Though that restrictive rule is gone, it further acculturated government leaders to the fiction: Too many state and local officials still see a canyon between themselves and the Court—the former does governing, the latter does law. SCOTUS should explicitly, publicly close that perceived gap and welcome, even solicit, regular briefs from the political and policy leaders of government entities
All public bodies have constitutional and/or statutory powers and obligations. All public officials—not just lawyers--are responsible institutional actors. Since SCOTUS is involved in policy and politics, it needs to hear about policy and politics from more policy and political leaders. That means more non-legal briefs from school boards, mayors, county executive, state legislators, governors, county executives, state cabinet secretaries…

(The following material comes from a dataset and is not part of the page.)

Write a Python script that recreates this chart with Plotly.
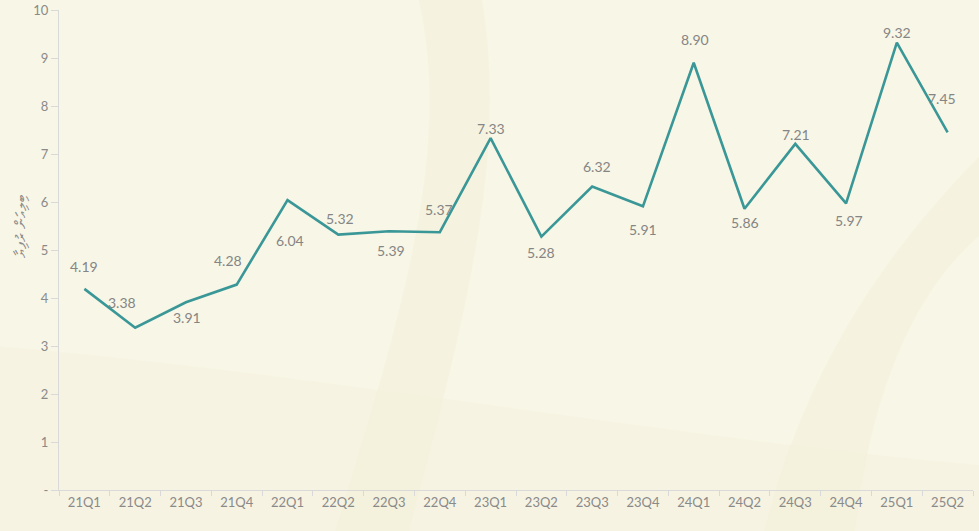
import plotly.graph_objects as go

quarters = ["21Q1", "21Q2", "21Q3", "21Q4", "22Q1", "22Q2", "22Q3", "22Q4", "23Q1",
            "23Q2", "23Q3", "23Q4", "24Q1", "24Q2", "24Q3", "24Q4", "25Q1", "25Q2"]
values = [4.19, 3.38, 3.91, 4.28, 6.04, 5.32, 5.39, 5.37, 7.33,
          5.28, 6.32, 5.91, 8.90, 5.86, 7.21, 5.97, 9.32, 7.45]
y_tick_vals = [0, 1, 2, 3, 4, 5, 6, 7, 8, 9, 10]
y_tick_text = ["-", "1", "2", "3", "4", "5", "6", "7", "8", "9", "10"]
y_title = "ބިލިއަން ރުފިޔާ"

# label offsets in pixels (style only)
label_dx = [0, -13, 1, -9, 2, 2, 2, -1, 0, 0, 5, 0, 1, 0, 1, 3, 0, -6]
label_dy = [22, 25, -15, 24, -40, 16, -19, 23, 10, -16, 20, -23, 23, -14, 9, -17, 10, 34]

BG = "#f8f6e6"
fig = go.Figure()

fig.add_trace(go.Scatter(
    x=quarters, y=values, mode="lines",
    line=dict(color="#3a9797", width=2.6),
    hoverinfo="x+y", showlegend=False,
))

for q, v, dx, dy in zip(quarters, values, label_dx, label_dy):
    fig.add_annotation(x=q, y=v, text=f"{v:.2f}", showarrow=False,
                       xshift=dx, yshift=dy,
                       font=dict(family="Lato, Open Sans, sans-serif", size=14, color="#858585"))

fig.add_annotation(xref="paper", yref="paper", x=-0.043, y=0.55, text=y_title,
                   xanchor="center", yanchor="middle",
                   textangle=-90, showarrow=False,
                   font=dict(size=15, color="#8a8a8a"))

# faint decorative background swooshes
shapes = [
    dict(type="path", xref="paper", yref="paper", layer="below",
         path="M 0.39 1.05 C 0.43 0.75, 0.39 0.45, 0.30 -0.10 L 0.38 -0.10 C 0.46 0.45, 0.49 0.75, 0.46 1.05 Z",
         fillcolor="rgba(236,232,200,0.22)", line=dict(width=0)),
    dict(type="path", xref="paper", yref="paper", layer="below",
         path="M 0.77 -0.10 C 0.82 0.30, 0.93 0.55, 1.02 0.72 L 1.02 0.55 C 0.95 0.45, 0.89 0.25, 0.87 -0.10 Z",
         fillcolor="rgba(236,232,200,0.22)", line=dict(width=0)),
    dict(type="path", xref="paper", yref="paper", layer="below",
         path="M -0.07 0.30 C 0.30 0.24, 0.70 0.10, 1.02 0.05 L 1.02 -0.10 L -0.07 -0.10 Z",
         fillcolor="rgba(240,237,212,0.20)", line=dict(width=0)),
]

fig.update_layout(
    width=979, height=531,
    paper_bgcolor=BG, plot_bgcolor="rgba(0,0,0,0)",
    margin=dict(l=59, r=6, t=10, b=41, autoexpand=False),
    font=dict(family="Lato, Open Sans, sans-serif", size=12, color="#8a8a8a"),
    shapes=shapes,
    xaxis=dict(
        type="category", showgrid=False, zeroline=False, automargin=False,
        showline=True, linecolor="#d9d9d9", linewidth=1,
        ticks="outside", tickson="boundaries", ticklen=5, tickcolor="#d9d9d9",
        tickfont=dict(size=13, color="#8a8a8a"),
        range=[-0.5, len(quarters) - 0.5],
    ),
    yaxis=dict(
        range=[0, 10], showgrid=False, zeroline=False, automargin=False,
        showline=True, linecolor="#d9d9d9", linewidth=1,
        ticks="outside", ticklen=7, tickcolor="#d9d9d9",
        tickvals=y_tick_vals, ticktext=y_tick_text,
        tickfont=dict(size=13, color="#8a8a8a"),
    ),
)

fig.write_html("out.html", config={"displayModeBar": False},
               post_script="document.body.style.margin='0';document.body.style.background='" + BG + "';")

Different Times, Different Briefs
These recommendations reflect the reality of this era. Years ago, legislatures were dominant, and courts did their utmost to stay out of the policymaking process. Indeed, courts tried to leave governing decisions—matters of policy and politics—to the governing branches.
Today, however, the judiciary, especially SCOTUS, is fully engaged in governing. This is partly because Congress is anemic and the executive branch often lacks self-restraint. But it’s also because judges feel empowered to substitute their judgment for that of the people and their representatives.
For as long as SCOTUS is an active player in policy and politics, the amicus process should explicitly engage policy and politics.